For Toyota, the calculus was the old crisis/opportunity conundrum: keep building entry level, low margin starter cars and earn a meager return (and soon see competitors from lower wage nations tear off their piece of the sales pie) or go upmarket and build a more expensive car for about the same cost as the price leader. The famed “Toyota System” of production ensured that efficiency would be world class and quality would be second to none. The real challenge would be adapting the final product to Americans tastes and desires enough to justify a premium car price while spreading the fixed costs over mid priced, bread and butter models.

Toyota had gotten a hint that this nascent market existed and could be expanded after it introduced the clean sheet 1981 Cressida. The Cressida had been the company’s flagship model in the U.S. since 1976, and in its first iteration, did solid business, but never threatened any luxo-barge maker with extinction. Obsolescent styling, an old fashioned 2.6 straight six and a high price made the very first Cressida an also ran in the market.

The new for ’81 Cressida however, came as a shock and surprise to the U.S. car market. Quietness, a smooth new fuelie 2.8 and stunning quality showed that A) Toyota could build a luxury car that was a game changer, and B) Detroit’s idea of wallowing, pillow sprung, unreliable gas guzzlers was wildly out of step with the times. It was also about this time that GM dropped its execrable 350 Diesel into a LOT of premium price Buicks and Cadillacs. Those buyers were “persuadable”, to say the least, after wrestling with the cars alarmingly bad quality and GM’s arrogant response.

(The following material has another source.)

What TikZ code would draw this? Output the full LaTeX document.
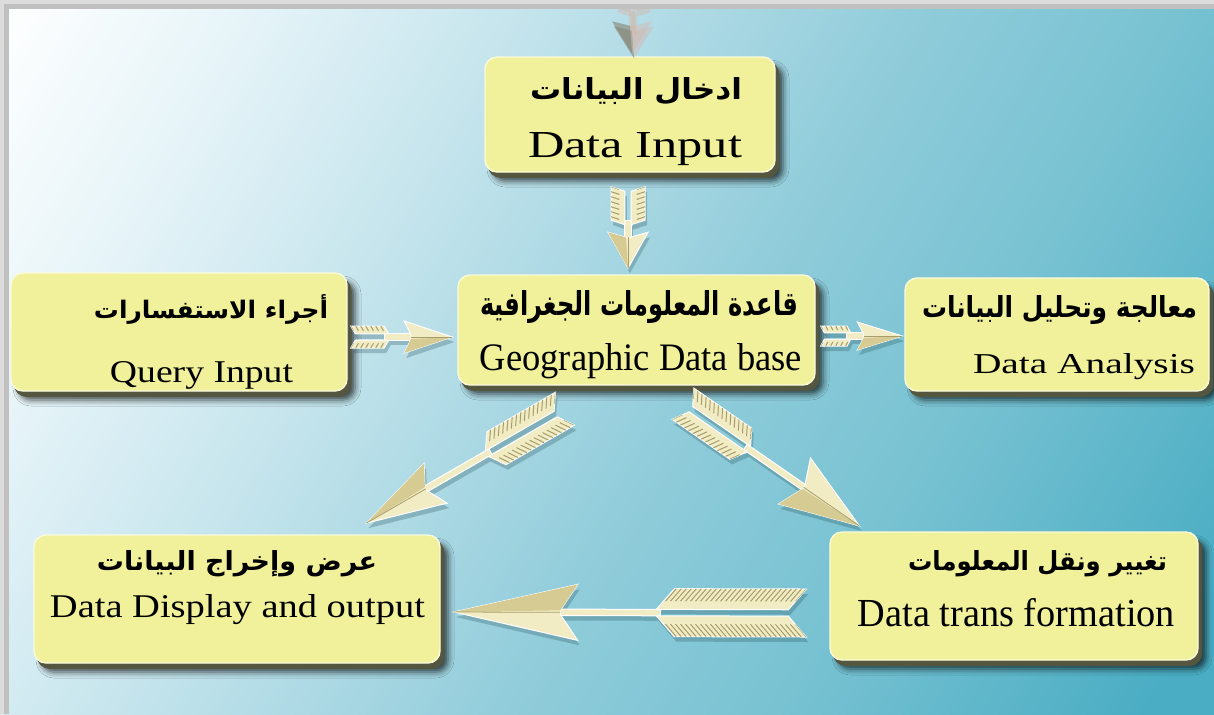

By this time (1984) Lexus was more than a concept, but less than a car. The project had been greenlighted by top Toyo management, but a lot of hard work lay ahead before a salable product would hit the streets. Toyota was probing for clues to what the public really wanted in a premium car. Sport suspension or boulevard ride?  Front wheel or rear wheel drive?  The answers could make or break a billion dollar model.  Manual transmission option? BMW had one, even Mercedes installed a few stir –your-own shifters in its sport 190’s. Questions like these needed a test mule to answer and Toyota found that they had one already in production and on the market.

Almost forgotten today, the 1985 Cressida was a sensation in its debut year. Sporting a striking new body and lots of high priced, high margin options like a CD player, electronic shock absorber adjustment and transmission power selection, the angular body fairly screamed sport/luxury. While most other manufacturers were rounding off the corners and melting the edges away, the Cressida (and Maxima) were spare, angular, no nonsense designs with flat planes of sheetmetal, with just enough brightwork and excellent four corner visibility.

There was a manual transmission option, but apparently few buyers opted for this setup. A premium price tag and competition from a striking new Nissan Maxima that also seemed to have been milled out of the same billet of metal didn’t make things any easier for product planners at Toyota City. No matter. The third generation Cressida’s sales jumped by 25%.  Toyota was on to something big.

‘The 85-88 generation in many ways marked the high water mark for Toyota’s flagship in the U.S. Its successor model was smooth and refined, but beware of the engine that succeeded the 5M GE.  The new 3.0 L 7M GE installed in the ’89 has an appetite for 25 dollar head gaskets…which cost about $1200 labor to install. The same engine was installed in the Supra, and owners report that that model also suffered from the malady.  It’s a designed-in flaw.

Lexus wasn’t quite ready for its debut and its success was by no means a sure thing, so Toyota released the fourth generation Cressida for the 1988 model year.  Sales held steady in the year before the car was made redundant by the debut of the LS 400 and ES 250, then sank like a stone.  By the end (in 1992), less than 4000 Cressidas were retailed in the U.S.  The kind of buyer that looked at the Cressida was shopping in the dealership next door.

This ’86 is still an everyday driver that we spotted in Rossville, Georgia. The owner reports that it is reliable as sunrise and only needs a regular oil change and basic maintenance to keep its silky 2.8 straight six purring.